Saturday, 25 Jan 2020

Economic, political polarisation set to rise this year: WEF

London, Jan 15 : Economic and political polarisation will rise this year, and collaboration between world leaders, businesses and policy-makers is needed more than ever to stop severe threats to climate, environment, public health and technology systems.

It points to the need for a multi-stakeholder approach to mitigating risk at a time when the world can't wait for the fog of geopolitical disorder to lift, according to the World Economic Forum's (WEF) Global Risks Report 2020, published on Wednesday.

The report also forecasts a year of increased domestic and international divisions and economic slowdown. The geopolitical turbulence is propelling towards an "unsettled" unilateral world of great power rivalries at a time when business and government leaders must focus on working together to tackle shared risks.

Of the 750 global experts and decision-makers, who were asked to rank their biggest concerns in terms of likelihood and impact, 78 per cent said they expected "economic confrontations" and "domestic political polarisation" to rise in 2020.

This would prove catastrophic, particularly for addressing urgent challenges like the climate crisis, biodiversity loss and record species decline, it said.

The report, produced in partnership with Marsh iamp; McLennan and Zurich Insurance Group, points to a need for policy-makers to match targets for protecting the earth for boosting economies -- and for companies to avoid the risks of potentially disastrous future losses by adjusting to science-based targets.

The top five global risks in terms of likelihood in the survey's 10-year outlook are all environmental.

The report sounds alarm on extreme weather events with major damage to property, infrastructure and loss of human life; failure of climate-change mitigation and adaptation by governments and businesses; human-made environmental damage and disasters, including environmental crime, such as oil spills and radioactive contamination.
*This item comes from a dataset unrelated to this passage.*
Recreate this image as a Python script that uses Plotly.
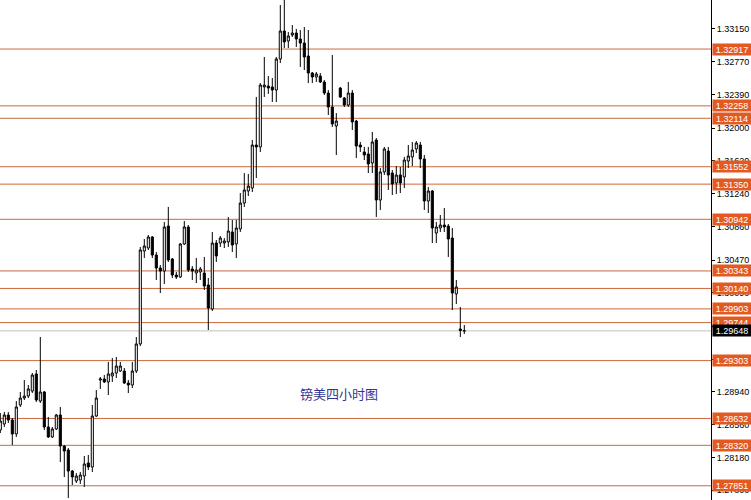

It also points to major biodiversity loss and ecosystem collapse (terrestrial or marine) with irreversible consequences for the environment, resulting in severely depleted resources for humans as well as industries and major natural disasters such as earthquakes.

Unless stakeholders adapt to "today's epochal power-shift" and geopolitical turbulence, while still preparing for the future, time will run out to address some of the most pressing economic, environmental and technological challenges, it says.

This signals where action by business and policy-makers is most needed.

"The political landscape is polarised, sea levels are rising and climate fires are burning. This is the year when world leaders must work with all sectors of society to repair and reinvigorate our systems of cooperation, not just for short-term benefit but for tackling our deep-rooted risks," said Borge Brende, WEF President.

The report is part of the Global Risks Initiative, which brings stakeholders together to develop sustainable, integrated solutions to the world's most pressing challenges.